--- BEGIN DATA IN THIS EXERCISE ---

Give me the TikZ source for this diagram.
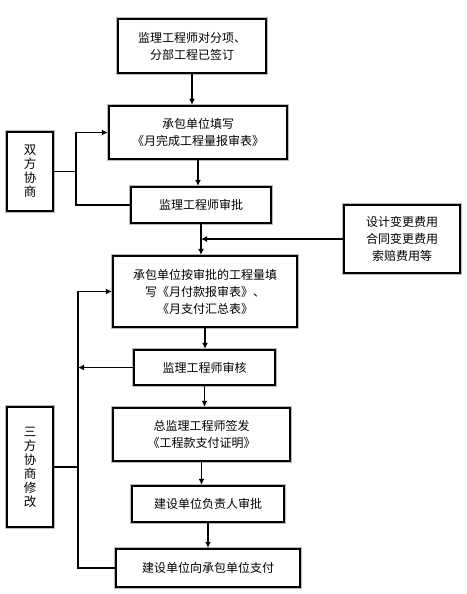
\documentclass[tikz,border=0pt]{standalone}
\usepackage{fontspec}
\newfontfamily\cjk{Noto Sans CJK SC}
\usetikzlibrary{calc,arrows.meta}

\tikzset{
  box/.style = {draw, line width=2.4pt, preaction={draw=gray!55, line width=3.8pt},
                fill=white, align=center, inner sep=2pt, font=\cjk\fontsize{12}{17}\selectfont},
  vbox/.style = {box, text width=13pt, font=\cjk\fontsize{12.5}{14}\selectfont},
  arr/.style = {line width=1.4pt, -{Latex[length=6pt,width=6pt]}},
  ln/.style = {line width=1.4pt}
}

\begin{document}
\begin{tikzpicture}[x=1pt, y=-1pt]
    \useasboundingbox (0,0) rectangle (466,594);
    % main chain
    \node[box, minimum width=148pt, minimum height=54pt](b1)at(192,46){监理工程师对分项、\\分部工程已签订};
    \node[box, minimum width=178pt, minimum height=53pt](b2)at(198,132.5){承包单位填写\\《月完成工程量报审表》};
    \node[box, minimum width=140pt, minimum height=36pt](b3)at(201,205){监理工程师审批};
    \node[box, minimum width=184pt, minimum height=71pt](b4)at(205,291.5){承包单位按审批的工程量填\\写《月付款报审表》、\\《月支付汇总表》};
    \node[box, minimum width=141pt, minimum height=35pt](b5)at(204.5,367.5){监理工程师审核};
    \node[box, minimum width=177pt, minimum height=53pt](b6)at(201.5,434.5){总监理工程师签发\\《工程款支付证明》};
    \node[box, minimum width=152pt, minimum height=36pt](b7)at(208,504){建设单位负责人审批};
    \node[box, minimum width=184pt, minimum height=38pt](b8)at(208,568){建设单位向承包单位支付};
    % side boxes
    \node[vbox, minimum width=46pt, minimum height=79pt](talk2)at(30,171.5){双\\方\\协\\商};
    \node[vbox, minimum width=46pt, minimum height=120pt](talk3)at(30,467){三\\方\\协\\商\\修\\改};
    \node[box, minimum width=116pt, minimum height=68pt](cost)at(402,239){设计变更费用\\合同变更费用\\索赔费用等};
    % down arrows
    \path[draw, arr](b1.south)to(b1.south |- b2.north);
    \path[draw, arr](b2.south)to(b2.south |- b3.north);
    \path[draw, arr](b3.south)to(b3.south |- b4.north);
    \path[draw, arr](b4.south)to(b4.south |- b5.north);
    \path[draw, arr](b5.south)to(b5.south |- b6.north);
    \path[draw, arr](b6.south)to(b6.south |- b7.north);
    \path[draw, arr](b7.south)to(b7.south |- b8.north);
    % left loops
    \coordinate(k1)at(76,0);
    \coordinate(k2)at(78,0);
    \path[draw, arr](b3.west)-|(k1 |- b2.west)to(b2.west);
    \path[draw, ln](talk2.east)to(talk2.east -| k1);
    \path[draw, arr](b8.west)-|(k2 |- b4.west)to(b4.west);
    \path[draw, arr](b5.west)to(b5.west -| k2);
    \path[draw, ln](talk3.east)to(talk3.east -| k2);
    % costs
    \path[draw, arr](cost.west)to(cost.west -| b3.south);
\end{tikzpicture}
\end{document}
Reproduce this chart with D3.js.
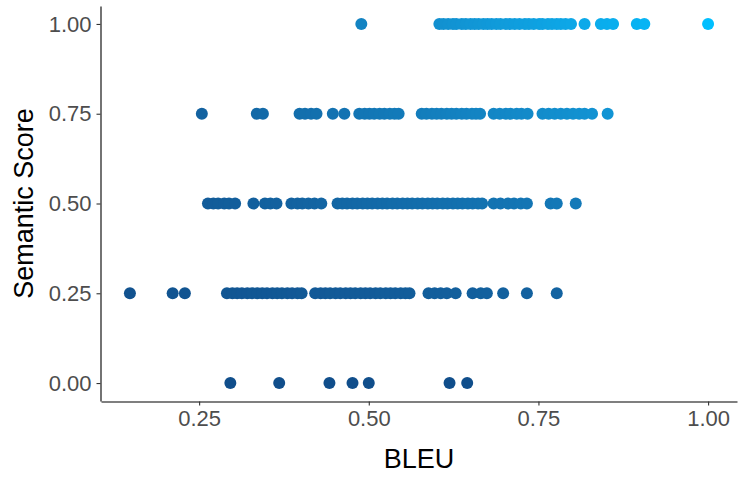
<!DOCTYPE html>
<html>
<head>
<meta charset="utf-8">
<script src="https://cdn.jsdelivr.net/npm/d3@7"></script>
<style>
  body { margin: 0; background: #fff; }
  text { font-family: "Liberation Sans", Arial, sans-serif; }
</style>
</head>
<body>
<script>
// BLEU values, one array per semantic score level
var semanticLevels = [0, 0.25, 0.5, 0.75, 1];

var bleuAt000 = [0.296, 0.368, 0.442, 0.476, 0.500, 0.619, 0.645];

var bleuAt025 = [0.148, 0.211, 0.229,
    0.291, 0.299, 0.306, 0.313, 0.321, 0.328, 0.336, 0.343, 0.350, 0.358, 0.365, 0.372, 0.380, 0.387, 0.395, 0.401,
    0.421, 0.429, 0.436, 0.443, 0.451, 0.458, 0.466, 0.473, 0.480, 0.488, 0.495, 0.502, 0.510, 0.517, 0.525, 0.532, 0.539, 0.547, 0.554, 0.560,
    0.588, 0.597, 0.606, 0.615, 0.628,
    0.653, 0.665, 0.674, 0.698, 0.733, 0.777];

var bleuAt050 = [0.263, 0.271, 0.278, 0.287, 0.294, 0.303,
    0.330, 0.347, 0.355, 0.364,
    0.386, 0.395, 0.402, 0.411, 0.420, 0.430,
    0.454, 0.461, 0.468, 0.476, 0.483, 0.491, 0.498, 0.505, 0.513, 0.520, 0.527, 0.535, 0.542, 0.550,
    0.557, 0.564, 0.572, 0.579, 0.587, 0.594, 0.601, 0.609, 0.616, 0.624, 0.631, 0.638, 0.646, 0.653, 0.661, 0.667,
    0.684, 0.694, 0.705, 0.714, 0.724, 0.733,
    0.768, 0.777, 0.805];

var bleuAt075 = [0.254, 0.335, 0.344,
    0.398, 0.406, 0.415, 0.423, 0.447, 0.464,
    0.486, 0.494, 0.501, 0.508, 0.516, 0.523, 0.531, 0.538, 0.544,
    0.578, 0.585, 0.593, 0.600, 0.607, 0.615, 0.622, 0.629, 0.637, 0.644, 0.652, 0.658, 0.664,
    0.684, 0.693, 0.702, 0.709, 0.718, 0.725, 0.734,
    0.756, 0.765, 0.774, 0.783, 0.792, 0.801, 0.810, 0.818, 0.829, 0.852];

var bleuAt100 = [0.489,
    0.604, 0.610, 0.617, 0.624, 0.629, 0.637, 0.643, 0.650, 0.656, 0.662, 0.669, 0.675, 0.681, 0.688, 0.694,
    0.702, 0.708, 0.715, 0.722, 0.730, 0.736, 0.743, 0.751, 0.756, 0.764, 0.770, 0.777, 0.783, 0.790, 0.798,
    0.818, 0.842, 0.851, 0.860, 0.895, 0.906, 1.000];

var xTicks = [0.25, 0.5, 0.75, 1.0];
var yTicks = [0, 0.25, 0.5, 0.75, 1.0];

var rows = [bleuAt000, bleuAt025, bleuAt050, bleuAt075, bleuAt100];
var points = [];
rows.forEach(function (row, i) {
    row.forEach(function (b) {
        points.push({ bleu: b, semantic: semanticLevels[i] });
    });
});

var width = 750,
    height = 480;

var panelLeft = 101, panelRight = 737, panelTop = 6, panelBottom = 401;

// ggplot style 5% expansion
var xMin = d3.min(points, function (d) { return d.bleu; }),
    xMax = d3.max(points, function (d) { return d.bleu; });
var xPad = (xMax - xMin) * 0.05;

var x = d3.scaleLinear()
    .domain([xMin - xPad, xMax + xPad])
    .range([panelLeft, panelRight]);

var y = d3.scaleLinear()
    .domain([-0.05, 1.05])
    .range([panelBottom, panelTop]);

var color = d3.scaleLinear()
    .domain([0, 1])
    .range(["#104E8B", "#00BFFF"])
    .interpolate(d3.interpolateLab);

var svg = d3.select("body").append("svg")
    .attr("width", width)
    .attr("height", height);

svg.selectAll("circle")
    .data(points)
    .enter().append("circle")
    .attr("cx", function (d) { return x(d.bleu); })
    .attr("cy", function (d) { return y(d.semantic); })
    .attr("r", 6)
    .style("fill", function (d) { return color(d.bleu * d.semantic); });

var xAxis = svg.append("g")
    .attr("transform", "translate(0," + (panelBottom + 0.5) + ")")
    .call(d3.axisBottom(x).tickValues(xTicks).tickSize(4).tickSizeOuter(0).tickPadding(5)
        .tickFormat(d3.format(".2f")));

var yAxis = svg.append("g")
    .attr("transform", "translate(" + (panelLeft - 0.5) + ",0)")
    .call(d3.axisLeft(y).tickValues(yTicks).tickSize(4).tickSizeOuter(0).tickPadding(5)
        .tickFormat(d3.format(".2f")));

[xAxis, yAxis].forEach(function (ax) {
    ax.select(".domain").attr("stroke", "#000").attr("stroke-width", 1.1);
    ax.selectAll(".tick line").attr("stroke", "#333").attr("stroke-width", 1.1);
    ax.selectAll(".tick text")
        .attr("fill", "#4d4d4d")
        .style("font-size", "22px")
        .style("font-family", "'Liberation Sans', Arial, sans-serif");
});

svg.append("text")
    .attr("x", (panelLeft + panelRight) / 2)
    .attr("y", 468)
    .attr("text-anchor", "middle")
    .style("font-size", "27px")
    .text("BLEU");

svg.append("text")
    .attr("transform", "translate(33," + (panelTop + panelBottom) / 2 + ") rotate(-90)")
    .attr("text-anchor", "middle")
    .style("font-size", "27px")
    .text("Semantic Score");
</script>
</body>
</html>
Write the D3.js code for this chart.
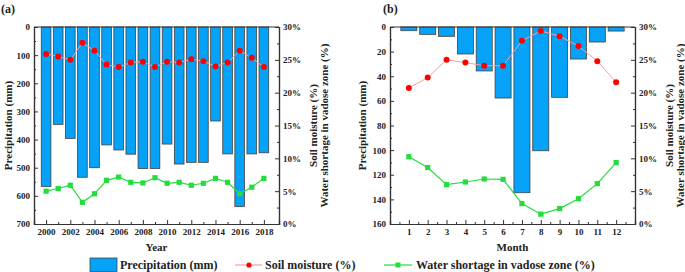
<!DOCTYPE html>
<html>
<head>
<meta charset="utf-8">
<script src="https://cdn.jsdelivr.net/npm/d3@7"></script>
<style>
  body { margin: 0; background: #fff; }
  text { font-family: "Liberation Serif", "Times New Roman", serif; font-weight: bold; fill: #222; }
  .domain { stroke: #333; }
  .tick line { stroke: #333; }
</style>
</head>
<body>
<div id="chart"></div>
<script>
// panel (a) yearly
var years = [2000,2001,2002,2003,2004,2005,2006,2007,2008,2009,2010,2011,2012,2013,2014,2015,2016,2017,2018];
var precipYear = [567,346,396,534,500,419,437,452,503,503,416,487,481,481,334,451,638,451,447];
var soilYear = [25.9,25.5,25.0,27.6,26.4,24.3,23.9,24.6,24.7,23.9,24.7,24.6,25.1,24.8,24.0,24.6,26.4,25.3,23.9];
var shortYear = [5.0,5.4,5.9,3.3,4.6,6.65,7.15,6.35,6.25,7.05,6.2,6.35,5.9,6.2,6.95,6.35,4.6,5.6,6.95];

// panel (b) monthly
var months = [1,2,3,4,5,6,7,8,9,10,11,12];
var precipMonth = [3.0,6.0,7.6,21.9,35.7,57.7,134.6,100.5,57.1,26.0,12.2,3.3];
var soilMonth = [20.7,22.3,25.0,24.6,24.1,24.1,27.9,29.4,28.6,27.1,24.8,21.6];
var shortMonth = [10.25,8.6,6.0,6.4,6.85,6.8,3.1,1.5,2.35,3.85,6.15,9.35];

var W = 685, H = 272;
var plotTop = 27, plotBottom = 224;

var svg = d3.select("#chart").append("svg")
    .attr("width", W)
    .attr("height", H);

var barColor = "#05a2f7",
    soilColor = "#ff0000",
    soilLine = "#ff9c9c",
    shortColor = "#22dd3c";

function panel(opt){
  var g = svg.append("g");

  var x = d3.scaleLinear().domain(opt.xDomain).range([opt.left, opt.right]);
  var y = d3.scaleLinear().domain([0, opt.pMax]).range([plotTop, plotBottom]);
  var yp = d3.scaleLinear().domain([0, 30]).range([plotBottom, plotTop]);

  var step = x(opt.cats[1]) - x(opt.cats[0]);
  var bw = step * opt.barFrac;

  // bars hanging from the top
  g.selectAll("rect.bar")
    .data(opt.cats)
    .enter().append("rect")
      .attr("class", "bar")
      .attr("x", function(d){ return x(d) - bw / 2; })
      .attr("y", y(0))
      .attr("width", bw)
      .attr("height", function(d, i){ return y(opt.precip[i]) - y(0); })
      .attr("fill", barColor)
      .attr("stroke", "#444")
      .attr("stroke-width", 0.8);

  var line = d3.line()
      .x(function(d){ return x(d[0]); })
      .y(function(d){ return yp(d[1]); });

  var soil = opt.cats.map(function(c, i){ return [c, opt.soil[i]]; });
  var shortage = opt.cats.map(function(c, i){ return [c, opt.short[i]]; });

  // soil moisture
  g.append("path")
    .datum(soil)
    .attr("d", line)
    .attr("fill", "none")
    .attr("stroke", soilLine)
    .attr("stroke-width", 1);

  g.selectAll("circle.soil")
    .data(soil)
    .enter().append("circle")
      .attr("class", "soil")
      .attr("cx", function(d){ return x(d[0]); })
      .attr("cy", function(d){ return yp(d[1]); })
      .attr("r", 3)
      .attr("fill", soilColor);

  // water shortage
  g.append("path")
    .datum(shortage)
    .attr("d", line)
    .attr("fill", "none")
    .attr("stroke", shortColor)
    .attr("stroke-width", 1.2);

  g.selectAll("rect.short")
    .data(shortage)
    .enter().append("rect")
      .attr("class", "short")
      .attr("x", function(d){ return x(d[0]) - 2.6; })
      .attr("y", function(d){ return yp(d[1]) - 2.6; })
      .attr("width", 5.2)
      .attr("height", 5.2)
      .attr("fill", shortColor);

  // axes, ticks pointing inward
  g.append("g")
      .attr("transform", "translate(" + opt.left + ",0)")
      .call(d3.axisLeft(y).tickValues(opt.pTicks).tickSize(-4).tickPadding(4));
  g.append("g")
      .attr("transform", "translate(" + opt.left + ",0)")
      .call(d3.axisLeft(y).tickValues(opt.pMinor).tickSize(-2).tickFormat(""));

  g.append("g")
      .attr("transform", "translate(" + opt.right + ",0)")
      .call(d3.axisRight(yp).tickValues(d3.range(0, 31, 5)).tickSize(-4).tickPadding(4)
        .tickFormat(function(d){ return d + "%"; }));
  g.append("g")
      .attr("transform", "translate(" + opt.right + ",0)")
      .call(d3.axisRight(yp).tickValues(d3.range(2.5, 30, 5)).tickSize(-2).tickFormat(""));

  g.append("g")
      .attr("transform", "translate(0," + plotBottom + ")")
      .call(d3.axisBottom(x).tickValues(opt.xTicks).tickSize(-4).tickPadding(5)
        .tickFormat(d3.format("d")));
  g.append("g")
      .attr("transform", "translate(0," + plotBottom + ")")
      .call(d3.axisBottom(x).tickValues(opt.xMinor).tickSize(-2).tickFormat(""));

  // top border
  g.append("line")
    .attr("x1", opt.left).attr("x2", opt.right)
    .attr("y1", plotTop).attr("y2", plotTop)
    .attr("stroke", "#333");

  g.selectAll(".tick text").attr("font-size", "9px");
  g.selectAll(".domain").attr("stroke-width", 1.2);

  // titles
  var midY = (plotTop + plotBottom) / 2;
  g.append("text")
    .attr("transform", "translate(" + opt.yTitleX + "," + midY + ") rotate(-90)")
    .attr("text-anchor", "middle")
    .attr("font-size", "11px")
    .text("Precipitation (mm)");

  g.append("text")
    .attr("transform", "translate(" + (opt.right + 38) + "," + midY + ") rotate(-90)")
    .attr("text-anchor", "middle")
    .attr("font-size", "11px")
    .text("Soil moisture (%)");

  g.append("text")
    .attr("transform", "translate(" + (opt.right + 49) + "," + midY + ") rotate(-90)")
    .attr("text-anchor", "middle")
    .attr("font-size", "11px")
    .text("Water shortage in vadose zone (%)");

  g.append("text")
    .attr("x", (opt.left + opt.right) / 2)
    .attr("y", 251)
    .attr("text-anchor", "middle")
    .attr("font-size", "11px")
    .text(opt.xTitle);

  g.append("text")
    .attr("x", opt.tagX)
    .attr("y", 13)
    .attr("font-size", "12px")
    .text(opt.tag);
}

panel({
  cats: years, precip: precipYear, soil: soilYear, short: shortYear,
  left: 34, right: 279, xDomain: [1999, 2019.25], barFrac: 0.8,
  pMax: 700, pTicks: d3.range(0, 701, 100), pMinor: d3.range(50, 700, 100),
  xTicks: d3.range(2000, 2019, 2), xMinor: d3.range(2001, 2019, 2),
  yTitleX: 11.5, xTitle: "Year", tag: "(a)", tagX: 1
});

panel({
  cats: months, precip: precipMonth, soil: soilMonth, short: shortMonth,
  left: 390, right: 635, xDomain: [0, 13], barFrac: 0.85,
  pMax: 160, pTicks: d3.range(0, 161, 20), pMinor: d3.range(10, 160, 20),
  xTicks: months, xMinor: d3.range(0.5, 13, 1),
  yTitleX: 365.5, xTitle: "Month", tag: "(b)", tagX: 383
});

// legend
var leg = svg.append("g").attr("transform", "translate(0,265)");

leg.append("rect")
  .attr("x", 90).attr("y", -7)
  .attr("width", 27).attr("height", 13.5)
  .attr("fill", barColor)
  .attr("stroke", "#444")
  .attr("stroke-width", 0.8);
leg.append("text").attr("x", 120).attr("y", 4).attr("font-size", "12px").text("Precipitation (mm)");

leg.append("line")
  .attr("x1", 235).attr("x2", 262).attr("y1", 0).attr("y2", 0)
  .attr("stroke", soilLine).attr("stroke-width", 1.2);
leg.append("circle").attr("cx", 249).attr("cy", 0).attr("r", 2.6).attr("fill", soilColor);
leg.append("text").attr("x", 265).attr("y", 4).attr("font-size", "12px").text("Soil moisture (%)");

leg.append("line")
  .attr("x1", 384).attr("x2", 412).attr("y1", 0).attr("y2", 0)
  .attr("stroke", shortColor).attr("stroke-width", 1.2);
leg.append("rect").attr("x", 395.5).attr("y", -2.5).attr("width", 5).attr("height", 5).attr("fill", shortColor);
leg.append("text").attr("x", 416).attr("y", 4).attr("font-size", "12px").text("Water shortage in vadose zone (%)");
</script>
</body>
</html>
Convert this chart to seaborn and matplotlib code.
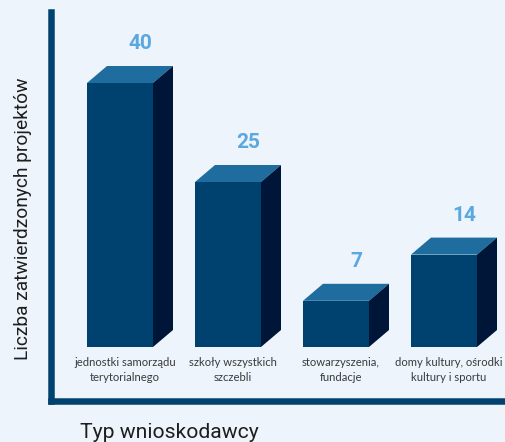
import matplotlib
matplotlib.use("Agg")
import matplotlib.pyplot as plt
from matplotlib.patches import Polygon
import seaborn as sns
import pandas as pd

categories = [
    "jednostki samorządu\nterytorialnego",
    "szkoły wszystkich\nszczebli",
    "stowarzyszenia,\nfundacje",
    "domy kultury, ośrodki\nkultury i sportu",
]
values = [40, 25, 7, 14]
y_title = "Liczba zatwierdzonych projektów"
x_title = "Typ wnioskodawcy"

BG = "#edf4fb"
FRONT = "#00426f"
TOP = "#1f6d9f"
SIDE = "#001638"
VALUE_C = "#5ba8e0"
AXIS_C = "#00426f"

sns.set_theme(style="white")
plt.rcParams["font.family"] = ["Lato", "DejaVu Sans"]

W, H, DPI = 505, 442, 100
fig = plt.figure(figsize=(W / DPI, H / DPI), dpi=DPI, facecolor=BG)

# axes box in pixels: left spine at x=50, bottom spine at y=401, top at y=12
ax_l, ax_r, ax_t, ax_b = 50.5, 505, 12, 401
ax = fig.add_axes([ax_l / W, 1 - ax_b / H, (ax_r - ax_l) / W, (ax_b - ax_t) / H])
ax.set_facecolor(BG)

df = pd.DataFrame({"cat": categories, "val": values})
bar_w = 66 / 108
sns.barplot(data=df, x="cat", y="val", color=FRONT, saturation=1,
            width=bar_w, ax=ax, zorder=3)

# scale: 108 px per category step, 6.6 px per unit value, baseline at y=347
px_x = 108.0
px_y = 6.6
x0 = -(120 - ax_l) / px_x
ax.set_xlim(x0, x0 + (ax_r - ax_l) / px_x)
ax.set_ylim(-(ax_b - 347) / px_y, (347 - ax_t) / px_y)

dx = 20 / px_x
dy = 17 / px_y
for p, v, cat in zip(ax.patches, values, categories):
    p.set_edgecolor("none")
    x1 = p.get_x()
    x2 = x1 + p.get_width()
    top = p.get_height()
    ax.add_patch(Polygon([(x1, top), (x1 + dx, top + dy), (x2 + dx, top + dy), (x2, top)],
                         closed=True, facecolor=TOP, edgecolor="none", zorder=3))
    ax.add_patch(Polygon([(x2, 0), (x2 + dx, dy), (x2 + dx, top + dy), (x2, top)],
                         closed=True, facecolor=SIDE, edgecolor="none", zorder=3))
    cx = x1 + p.get_width() / 2
    ax.annotate(f"{v}", (cx, top + dy), xytext=(20, 22), textcoords="offset pixels",
                ha="center", va="center", fontsize=15, fontweight="bold",
                color=VALUE_C, family=["Roboto", "DejaVu Sans"])
    ax.annotate(cat, (cx, 0), xytext=(5, -10),
                textcoords="offset pixels", ha="center", va="top", fontsize=8.1,
                color="#3a3a3a", linespacing=1.4)

ax.set_xticks([])
ax.set_yticks([])
ax.set_xlabel("")
ax.set_ylabel("")
for s in ["top", "right"]:
    ax.spines[s].set_visible(False)
for s in ["left", "bottom"]:
    ax.spines[s].set_color(AXIS_C)
    ax.spines[s].set_linewidth(6.5 * 72 / DPI)
    ax.spines[s].set_capstyle("projecting")

title_font = ["Roboto", "DejaVu Sans"]
ty = fig.text(23 / W, 1 - 219 / H, y_title, rotation=90, ha="center", va="center",
              fontsize=16, color="#1e1e1e", family=title_font)
tx = fig.text(80 / W, 1 - 432 / H, x_title, ha="left", va="center",
              fontsize=18, color="#1e1e1e", family=title_font)

# size the axis titles to their intended lengths
renderer = fig.canvas.get_renderer()
for t, length, attr in [(ty, 282, "height"), (tx, 178, "width")]:
    ext = t.get_window_extent(renderer)
    t.set_fontsize(t.get_fontsize() * length / getattr(ext, attr))

fig.savefig("out.png", dpi=DPI, facecolor=BG)
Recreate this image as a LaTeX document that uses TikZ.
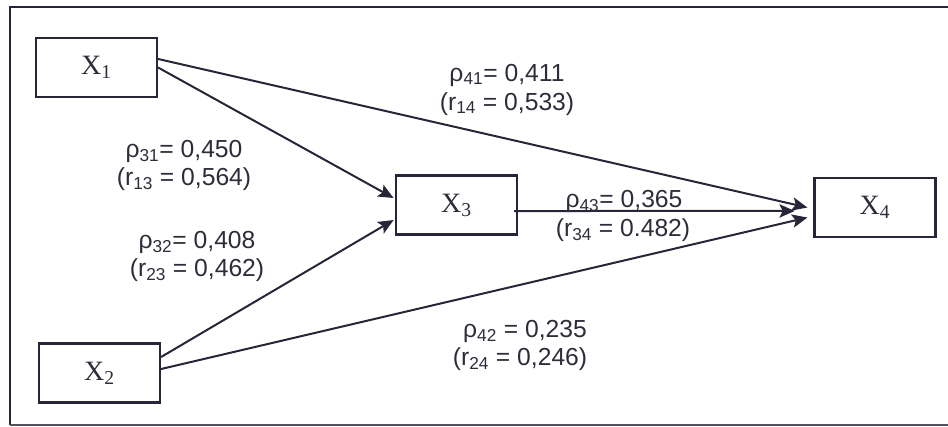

--- END DATA IN THIS EXERCISE ---

Pick out the lines containing the string "seaborn" and show them.

» SOLUTION
Convert this chart to seaborn and matplotlib code.
import seaborn as sns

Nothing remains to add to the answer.